▶ **EXERCISE DESCRIPTION**: Leaving the pictures out, print the lines from the first line of the listing through the line containing "minimum height=49pt] (kv)", exactly as they read, and no others.
— start of DATASET SECTION —
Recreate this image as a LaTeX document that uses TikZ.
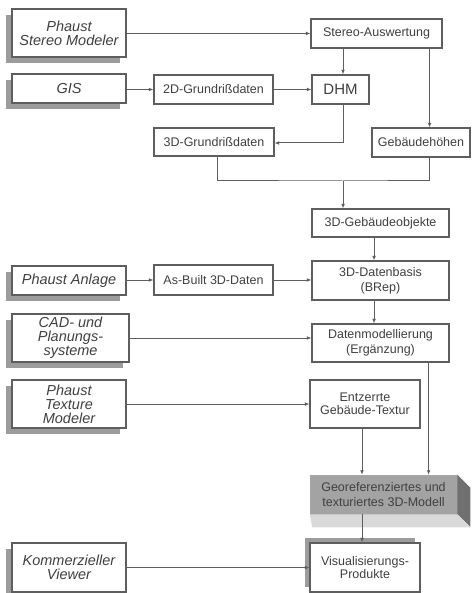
\documentclass[tikz,border=0pt]{standalone}
\usepackage{fontspec}
\setmainfont{Liberation Sans}
\usetikzlibrary{arrows.meta,shadows}
\definecolor{linegray}{HTML}{5E5E5E}
\definecolor{txtgray}{HTML}{404040}
\definecolor{shadegray}{HTML}{9C9C9C}
\definecolor{frontgray}{HTML}{A3A3A3}
\definecolor{sidegray}{HTML}{707070}
\definecolor{floorgray}{HTML}{D9D9D9}
\begin{document}
\begin{tikzpicture}[x=1pt,y=-1pt,
    line/.style={draw=linegray, line width=1pt},
    arr/.style={line, -{Latex[length=4.5pt,width=3.8pt]}},
    leftbox/.style={draw=linegray, line width=1.2pt, fill=white, text=txtgray,
        font=\fontsize{14.5}{14}\selectfont\itshape, align=center, inner sep=0pt,
        minimum width=114pt,
        drop shadow={shadow xshift=-6pt, shadow yshift=-6pt, fill=shadegray, opacity=1}},
    procbox/.style={draw=linegray, line width=1.2pt, fill=white, text=txtgray,
        font=\fontsize{12.5}{15}\selectfont, align=center, inner sep=0pt}]

    \fill[white] (0,0) rectangle (473,593);
    \useasboundingbox (0,0) rectangle (473,593);

    % Draw source systems
    \node[leftbox, minimum height=48pt] (psm) at (69,33) {Phaust\\Stereo Modeler};
    \node[leftbox, minimum height=29pt] (gis) at (69,88.5) {GIS};
    \node[leftbox, minimum height=29pt] (pan) at (69,280.5) {Phaust Anlage};
    \node[leftbox, minimum width=117pt, minimum height=48pt] (cad) at (70.5,338) {CAD- und\\Planungs-\\systeme};
    \node[leftbox, minimum height=48pt] (ptm) at (69,404) {Phaust\\Texture\\Modeler};
    \node[leftbox, minimum height=49pt] (kv) at (69,567.5) {Kommerzieller\\Viewer};

    % Draw data boxes
    \node[procbox, minimum width=131pt, minimum height=29pt] (stereo) at (376.5,33.5) {Stereo-Auswertung};
    \node[procbox, minimum width=119pt, minimum height=29pt] (g2d) at (213.5,89.5) {2D-Grundrißdaten};
    \node[procbox, minimum width=57pt, minimum height=29pt, font=\fontsize{15}{18}\selectfont] (dhm) at (340.5,89.5) {DHM};
    \node[procbox, minimum width=120pt, minimum height=28pt] (g3d) at (214,142) {3D-Grundrißdaten};
    \node[procbox, minimum width=98pt, minimum height=29pt] (geb) at (421,142.5) {Gebäudehöhen};
    \node[procbox, minimum width=137pt, minimum height=28pt] (obj) at (380.5,223) {3D-Gebäudeobjekte};
    \node[procbox, minimum width=119pt, minimum height=30pt] (asb) at (213.5,280) {As-Built 3D-Daten};
    \node[procbox, minimum width=137pt, minimum height=39pt] (dbase) at (380.5,280.5) {3D-Datenbasis\\(BRep)};
    \node[procbox, minimum width=137pt, minimum height=38pt] (dmod) at (380.5,343) {Datenmodellierung\\(Ergänzung)};
    \node[procbox, minimum width=110pt, minimum height=48pt, font=\fontsize{12.5}{12.5}\selectfont] (tex) at (365,404) {Entzerrte\\Gebäude-Textur};
    \node[procbox, minimum width=110pt, minimum height=49pt, font=\fontsize{12.5}{13}\selectfont,
        drop shadow={shadow xshift=-5pt, shadow yshift=5pt, fill=shadegray, opacity=1}] (vis) at (365,567.5) {Visualisierungs-\\Produkte};

    % Draw 3D model block
    \node[procbox, draw=black!35, line width=0.5pt, fill=frontgray, minimum width=147pt, minimum height=39pt, font=\fontsize{12.5}{15.5}\selectfont] (geo) at (383.5,494.5) {Georeferenziertes und\\texturiertes 3D-Modell};
    \fill[sidegray] (geo.north east) -- ++(13,13) -- ++(0,39) -- (geo.south east) -- cycle;
    \fill[floorgray] (geo.south west) -- (geo.south east) -- ++(13,13) -- ++(-158,0) -- cycle;

    % Helper columns
    \coordinate (jx) at (343,181);
    \coordinate (hx) at ([xshift=-13pt]stereo.south east);

    % Draw connectors
    \draw[arr] (psm.east |- stereo.west) -- (stereo.west);
    \draw[arr] (gis.east |- g2d.west) -- (g2d.west);
    \draw[arr] (g2d.east) -- (dhm.west);
    \draw[arr] (jx |- stereo.south) -- (jx |- dhm.north);
    \draw[arr] (hx) -- (hx |- geb.north);
    \draw[arr] (jx |- dhm.south) |- ([yshift=-1pt]g3d.east);
    \draw[line] ([xshift=3pt]g3d.south) |- (jx) -- (hx |- jx) -- (hx |- geb.south);
    \draw[arr] (jx) -- (jx |- obj.north);
    \draw[arr] ([xshift=-6.5pt]obj.south) -- ([xshift=-6.5pt]obj.south |- dbase.north);
    \draw[arr] (pan.east |- asb.west) -- (asb.west);
    \draw[arr] (asb.east) -- (dbase.west |- asb.east);
    \draw[arr] ([xshift=-6.5pt]dbase.south) -- ([xshift=-6.5pt]dbase.south |- dmod.north);
    \draw[arr] (cad.east) -- (dmod.west |- cad.east);
    \draw[arr] (ptm.east) -- (tex.west |- ptm.east);
    \draw[arr] ([xshift=-21pt]dmod.south east) -- ([xshift=-21pt]dmod.south east |- geo.north);
    \draw[arr] ([xshift=-3pt]tex.south) -- ([xshift=-3pt]tex.south |- geo.north);
    \draw[arr] ([xshift=-3pt]vis.north |- geo.south) -- ([xshift=-3pt]vis.north);
    \draw[arr] (kv.east) -- (vis.west |- kv.east);
\end{tikzpicture}
\end{document}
— end of DATASET SECTION —
▶ **RESULT OF THIS EXERCISE**:
Recreate this image as a LaTeX document that uses TikZ.
\documentclass[tikz,border=0pt]{standalone}
\usepackage{fontspec}
\setmainfont{Liberation Sans}
\usetikzlibrary{arrows.meta,shadows}
\definecolor{linegray}{HTML}{5E5E5E}
\definecolor{txtgray}{HTML}{404040}
\definecolor{shadegray}{HTML}{9C9C9C}
\definecolor{frontgray}{HTML}{A3A3A3}
\definecolor{sidegray}{HTML}{707070}
\definecolor{floorgray}{HTML}{D9D9D9}
\begin{document}
\begin{tikzpicture}[x=1pt,y=-1pt,
    line/.style={draw=linegray, line width=1pt},
    arr/.style={line, -{Latex[length=4.5pt,width=3.8pt]}},
    leftbox/.style={draw=linegray, line width=1.2pt, fill=white, text=txtgray,
        font=\fontsize{14.5}{14}\selectfont\itshape, align=center, inner sep=0pt,
        minimum width=114pt,
        drop shadow={shadow xshift=-6pt, shadow yshift=-6pt, fill=shadegray, opacity=1}},
    procbox/.style={draw=linegray, line width=1.2pt, fill=white, text=txtgray,
        font=\fontsize{12.5}{15}\selectfont, align=center, inner sep=0pt}]

    \fill[white] (0,0) rectangle (473,593);
    \useasboundingbox (0,0) rectangle (473,593);

    % Draw source systems
    \node[leftbox, minimum height=48pt] (psm) at (69,33) {Phaust\\Stereo Modeler};
    \node[leftbox, minimum height=29pt] (gis) at (69,88.5) {GIS};
    \node[leftbox, minimum height=29pt] (pan) at (69,280.5) {Phaust Anlage};
    \node[leftbox, minimum width=117pt, minimum height=48pt] (cad) at (70.5,338) {CAD- und\\Planungs-\\systeme};
    \node[leftbox, minimum height=48pt] (ptm) at (69,404) {Phaust\\Texture\\Modeler};
    \node[leftbox, minimum height=49pt] (kv) at (69,567.5) {Kommerzieller\\Viewer};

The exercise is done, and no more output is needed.